Speaking broadly about Wild Friends’ seed round, Tillotson elaborates, “We are committed to expansion and growth of our sales, and we have accepted investor dollars to do so. We are also a B Corp, which means that growth should always be consistent with our mission and our principles. Being a B Corp gives us the freedom to our triple bottom line of people, purpose and profits equally. We feel lucky to have found partners who care about the purpose and passion behind the brand just as much as the short-term growth.”
“It takes hard work, guts and passion to build what she built at Schmidt’s. Jaime has great instincts for what consumers want to see from lifestyle brands, and she has experience building a brand in both e-commerce and retail.”
After Unilever purchased Schmidt’s, Schmidt and Cantino explored the entrepreneurial scene in Portland, their hometown and the city where Wild Friends is based, to determine businesses that might be good fits for Color investment. “There’s an enormous maker and CPG community here – far bigger than in much larger cities, Chicago, for instance – and we discovered a wealth of talent, while also identifying several out of town opportunities,” says Schmidt. In the ensuing months, she details she and Cantino traveled extensively to check out investment possibilities and listen to innumerable pitches.

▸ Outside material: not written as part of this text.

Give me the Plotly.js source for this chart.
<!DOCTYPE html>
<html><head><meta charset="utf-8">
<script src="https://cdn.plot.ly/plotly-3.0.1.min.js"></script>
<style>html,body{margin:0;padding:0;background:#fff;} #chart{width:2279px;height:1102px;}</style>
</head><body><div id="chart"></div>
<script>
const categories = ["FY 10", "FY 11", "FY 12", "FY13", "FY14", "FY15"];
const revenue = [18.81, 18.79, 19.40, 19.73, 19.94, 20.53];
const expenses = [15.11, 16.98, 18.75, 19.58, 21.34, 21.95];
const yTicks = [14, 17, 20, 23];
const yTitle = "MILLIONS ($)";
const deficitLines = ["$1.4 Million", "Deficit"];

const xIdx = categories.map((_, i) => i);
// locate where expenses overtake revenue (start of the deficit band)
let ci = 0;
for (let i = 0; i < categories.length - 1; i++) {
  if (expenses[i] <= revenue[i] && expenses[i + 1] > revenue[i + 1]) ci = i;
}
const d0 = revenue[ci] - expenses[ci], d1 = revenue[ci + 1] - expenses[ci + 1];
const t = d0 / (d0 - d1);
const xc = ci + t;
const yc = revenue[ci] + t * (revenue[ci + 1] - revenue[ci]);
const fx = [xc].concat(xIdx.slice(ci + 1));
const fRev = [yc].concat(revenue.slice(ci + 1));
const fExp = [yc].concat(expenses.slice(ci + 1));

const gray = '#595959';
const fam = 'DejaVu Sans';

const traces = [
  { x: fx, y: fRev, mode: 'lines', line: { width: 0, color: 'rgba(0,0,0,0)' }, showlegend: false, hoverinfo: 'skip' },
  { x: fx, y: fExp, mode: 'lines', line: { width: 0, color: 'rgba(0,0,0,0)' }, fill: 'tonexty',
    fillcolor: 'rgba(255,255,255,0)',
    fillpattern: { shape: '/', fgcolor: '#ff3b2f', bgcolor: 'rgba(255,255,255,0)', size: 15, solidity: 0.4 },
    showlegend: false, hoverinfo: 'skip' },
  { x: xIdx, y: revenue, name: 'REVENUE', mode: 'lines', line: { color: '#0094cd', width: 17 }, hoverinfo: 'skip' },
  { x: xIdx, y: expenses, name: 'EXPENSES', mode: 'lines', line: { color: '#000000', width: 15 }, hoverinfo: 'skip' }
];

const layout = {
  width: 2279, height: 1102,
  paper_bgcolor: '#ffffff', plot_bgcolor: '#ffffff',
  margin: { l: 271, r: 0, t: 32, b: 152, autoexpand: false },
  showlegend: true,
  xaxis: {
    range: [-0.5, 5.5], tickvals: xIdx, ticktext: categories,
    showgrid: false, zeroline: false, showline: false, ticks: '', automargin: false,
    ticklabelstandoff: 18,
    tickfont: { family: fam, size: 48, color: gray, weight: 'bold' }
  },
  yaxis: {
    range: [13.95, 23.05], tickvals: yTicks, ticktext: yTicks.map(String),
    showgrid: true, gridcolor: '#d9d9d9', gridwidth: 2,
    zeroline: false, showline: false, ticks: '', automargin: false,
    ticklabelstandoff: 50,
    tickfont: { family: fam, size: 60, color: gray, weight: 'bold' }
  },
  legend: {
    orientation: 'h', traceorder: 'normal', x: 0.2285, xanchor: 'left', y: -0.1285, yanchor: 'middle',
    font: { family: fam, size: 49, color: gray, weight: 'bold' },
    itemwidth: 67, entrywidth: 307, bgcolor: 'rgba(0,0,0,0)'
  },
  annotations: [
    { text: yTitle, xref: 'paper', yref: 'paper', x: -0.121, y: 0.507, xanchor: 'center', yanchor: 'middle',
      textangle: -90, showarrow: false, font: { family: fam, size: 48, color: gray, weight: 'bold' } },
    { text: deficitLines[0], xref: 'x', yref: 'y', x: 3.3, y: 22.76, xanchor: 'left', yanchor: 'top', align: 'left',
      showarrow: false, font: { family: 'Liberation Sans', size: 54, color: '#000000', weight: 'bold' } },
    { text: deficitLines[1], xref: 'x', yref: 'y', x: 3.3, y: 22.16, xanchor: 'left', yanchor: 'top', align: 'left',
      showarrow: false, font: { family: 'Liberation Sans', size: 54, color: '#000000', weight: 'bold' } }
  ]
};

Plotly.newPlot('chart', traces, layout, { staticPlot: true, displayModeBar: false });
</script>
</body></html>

Color is focusing on the food, beverage and beauty categories, and will cross direct-to-consumer and retail brands. Schmidt and Cantino didn’t disclose the amount of funding Color is injecting into brands. They disclosed Color will make private equity investments, be involved in series A and B rounds, evaluate angel funding prospects, and partner with venture capital firms. Further investments will be announced next year, when Schmidt and Cantino are expected to reveal a project giving back to underserved communities as well.

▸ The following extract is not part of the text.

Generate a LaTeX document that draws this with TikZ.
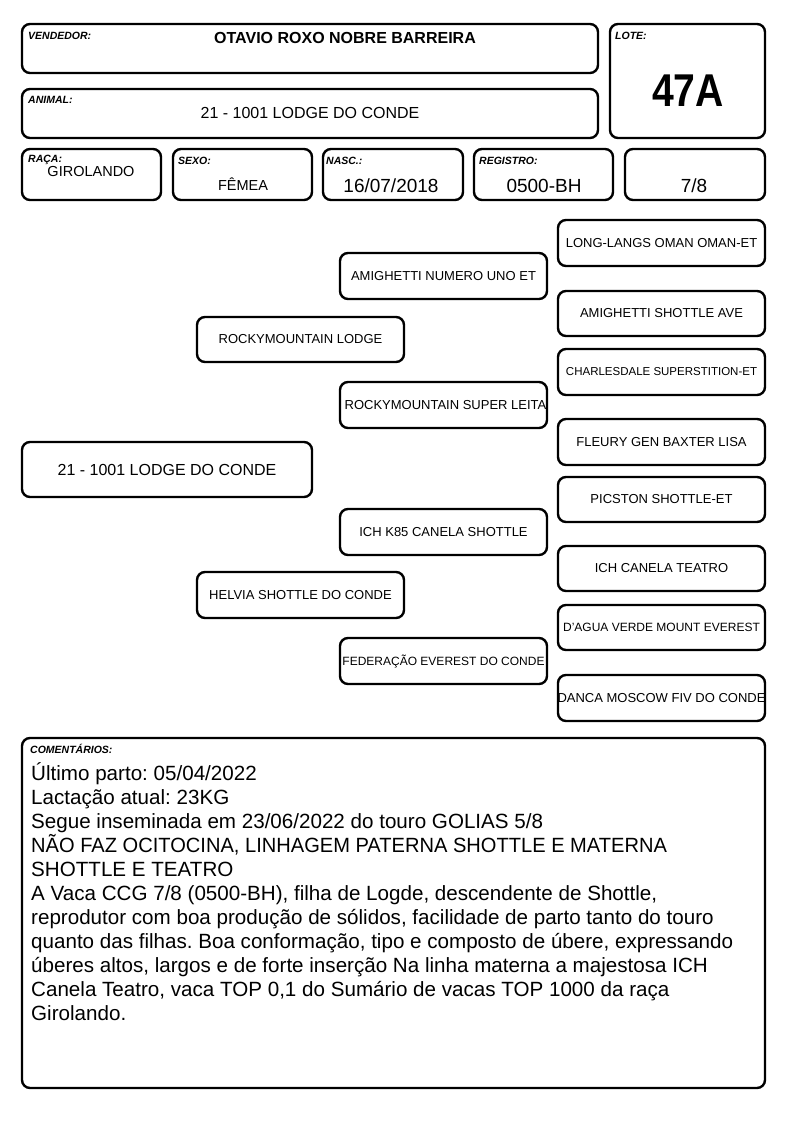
\documentclass[tikz,border=0pt]{standalone}
\usepackage{fontspec}
\setmainfont{Liberation Sans}
\usetikzlibrary{fit}
\frenchspacing
\tikzset{
  box/.style={draw, line width=2.4pt, rounded corners=8pt, inner sep=0pt},
  lbl/.style={font=\fontsize{10.5}{12}\selectfont\bfseries\itshape, anchor=west, inner sep=0pt},
  ped/.style={font=\fontsize{13}{15}\selectfont, inner sep=0pt},
  val/.style={font=\fontsize{14.5}{17}\selectfont, inner sep=0pt},
  bigval/.style={font=\fontsize{19}{22}\selectfont, inner sep=0pt},
  cline/.style={font=\fontsize{20.6}{24}\selectfont, anchor=base west, inner sep=0pt},
}
\begin{document}
\begin{tikzpicture}[x=1pt,y=-1pt]
\frenchspacing
\useasboundingbox (0,0) rectangle (794,1123);
% header boxes
\node[box, fit={(22,24) (598,73)}] (vend) {};
\node[box, fit={(610,24) (765,138)}] (lote) {};
\node[box, fit={(22,89) (598,138)}] (anim) {};
\node[box, fit={(22,149) (161,200)}] (raca) {};
\node[box, fit={(173,149) (312,200)}] (sexo) {};
\node[box, fit={(323,149) (463,200)}] (nasc) {};
\node[box, fit={(474,149) (613,200)}] (reg) {};
\node[box, fit={(625,149) (765,200)}] (grau) {};
% labels
\node[lbl] (lvend) at (28,36) {VENDEDOR:};
\node[lbl] (llote) at (615,36) {LOTE:};
\node[lbl] (lanim) at (28,100) {ANIMAL:};
\node[lbl] (lraca) at (28,160) {RAÇA:};
\node[lbl] (lsexo) at (178,161) {SEXO:};
\node[lbl] (lnasc) at (326,161) {NASC.:};
\node[lbl] (lreg) at (479,161) {REGISTRO:};
% values
\node[font=\fontsize{16}{18}\selectfont\bfseries, inner sep=0pt] (tvend) at (345,38) {OTAVIO ROXO NOBRE BARREIRA};
\node[font=\fontsize{46}{50}\selectfont\bfseries, inner sep=0pt, xscale=0.85] (tlote) at (688,91) {47A};
\node[font=\fontsize{16}{18}\selectfont, inner sep=0pt] (tanim) at (310,113) {21 - 1001 LODGE DO CONDE};
\node[val] (traca) at (91,172) {GIROLANDO};
\node[val] (tsexo) at (243,184) {FÊMEA};
\node[bigval] (tnasc) at (391,186) {16/07/2018};
\node[bigval] (treg) at (544,186) {0500-BH};
\node[bigval] (tgrau) at (694,186) {7/8};
% pedigree
\node[box, fit={(22,442) (312,497)}] (p0) {};
\node[font=\fontsize{16}{18}\selectfont, inner sep=0pt] (t0) at (p0.center) {21 - 1001 LODGE DO CONDE};
\node[box, fit={(197,317) (404,362)}] (p1) {};
\node[ped] (t1) at (p1.center) {ROCKYMOUNTAIN LODGE};
\node[box, fit={(197,572) (404,618)}] (p2) {};
\node[ped] (t2) at (p2.center) {HELVIA SHOTTLE DO CONDE};
\node[box, fit={(340,253) (547,299)}] (p3) {};
\node[ped] (t3) at (p3.center) {AMIGHETTI NUMERO UNO ET};
\node[box, fit={(340,382) (547,428)}] (p4) {};
\node[ped] (t4) at ([xshift=2pt]p4.center) {ROCKYMOUNTAIN SUPER LEITA};
\node[box, fit={(340,509) (547,555)}] (p5) {};
\node[ped] (t5) at (p5.center) {ICH K85 CANELA SHOTTLE};
\node[box, fit={(340,638) (547,684)}] (p6) {};
\node[ped, font=\fontsize{12}{14}\selectfont] (t6) at (p6.center) {FEDERAÇÃO EVEREST DO CONDE};
\node[box, fit={(558,220) (765,266)}] (p7) {};
\node[ped] (t7) at (p7.center) {LONG-LANGS OMAN OMAN-ET};
\node[box, fit={(558,291) (765,336)}] (p8) {};
\node[ped] (t8) at (p8.center) {AMIGHETTI SHOTTLE AVE};
\node[box, fit={(558,349) (765,395)}] (p9) {};
\node[ped, font=\fontsize{11.5}{14}\selectfont] (t9) at (p9.center) {CHARLESDALE SUPERSTITION-ET};
\node[box, fit={(558,419) (765,465)}] (p10) {};
\node[ped] (t10) at (p10.center) {FLEURY GEN BAXTER LISA};
\node[box, fit={(558,477) (765,522)}] (p11) {};
\node[ped] (t11) at (p11.center) {PICSTON SHOTTLE-ET};
\node[box, fit={(558,546) (765,591)}] (p12) {};
\node[ped] (t12) at (p12.center) {ICH CANELA TEATRO};
\node[box, fit={(558,605) (765,650)}] (p13) {};
\node[ped, font=\fontsize{12}{14}\selectfont] (t13) at (p13.center) {D'AGUA VERDE MOUNT EVEREST};
\node[box, fit={(558,675) (765,721)}] (p14) {};
\node[ped] (t14) at (p14.center) {DANCA MOSCOW FIV DO CONDE};
% comments
\node[box, fit={(22,738) (765,1088)}] (com) {};
\node[lbl] (lcom) at (30,749) {COMENTÁRIOS:};
\node[cline] (c1) at (31,780) {Último parto: 05/04/2022};
\node[cline] (c2) at (31,804) {Lactação atual: 23KG};
\node[cline] (c3) at (31,828) {Segue inseminada em 23/06/2022 do touro GOLIAS 5/8};
\node[cline, xscale=0.975] (c4) at (31,852) {NÃO FAZ OCITOCINA, LINHAGEM PATERNA SHOTTLE E MATERNA};
\node[cline] (c5) at (31,876) {SHOTTLE E TEATRO};
\node[cline] (c6) at (31,900) {A Vaca CCG 7/8 (0500-BH), filha de Logde, descendente de Shottle,};
\node[cline] (c7) at (31,924) {reprodutor com boa produção de sólidos, facilidade de parto tanto do touro};
\node[cline] (c8) at (31,948) {quanto das filhas. Boa conformação, tipo e composto de úbere, expressando};
\node[cline] (c9) at (31,972) {úberes altos, largos e de forte inserção Na linha materna a majestosa ICH};
\node[cline] (c10) at (31,996) {Canela Teatro, vaca TOP 0,1 do Sumário de vacas TOP 1000 da raça};
\node[cline] (c11) at (31,1020) {Girolando.};
\end{tikzpicture}
\end{document}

Discussing Color and its funding of CPG brands, Schmidt says, “I’m eager to talk about leadership in this space because, one, there are so few investors in this industry who can relate to the struggle business owners experience growing a business from humble origins and, two, it’s an opportunity to take things full circle to my own early days as a maker, hustling to grow my business — and, now, I’m in the position to help other brands grow through investment.”
At Color, Schmidt and Cantino are decidedly not passive investors. Prior to investments, they have a goal-setting session with company founders to zero in on the areas they can be assets and, once deals are closed, they delve into those areas without, Cantino emphasizes, “doing all the work for them.”
“Chris and I genuinely are enthralled by the success of these entrepreneurs because they remind us so much of ourselves, so we’re able to connect immediately over those experiences and put them at ease, working more effortlessly and passionately.”
“One trend we’ve noticed is that founders of emerging consumer goods companies excel at product development and have a strong affinity for their brand, but struggle with logistics, finance and executing on their marketing,” says Schmidt. “They’re often highly skeptical of funds and investors—once the suits start knocking, their antennas shoot up. Chris and I genuinely are enthralled by the success of these entrepreneurs because they remind us so much of ourselves, so we’re able to connect immediately over those experiences and put them at ease, working more effortlessly and passionately.”
Schmidt maintains a role at Unilever spreading Schmidt’s message as she and Cantino expand Color. “I see a new natural deodorant company popping up every day. Schmidt’s generated a high level of interest in the category, and it’s more competitive than ever,” she says. “To stay on top, Schmidt’s and Unilever will continue to anticipate trends and innovate at a rapid pace, while working to introduce the brand to global markets. Expect to see me supporting the brand’s international expansion and new product launches in 2019.”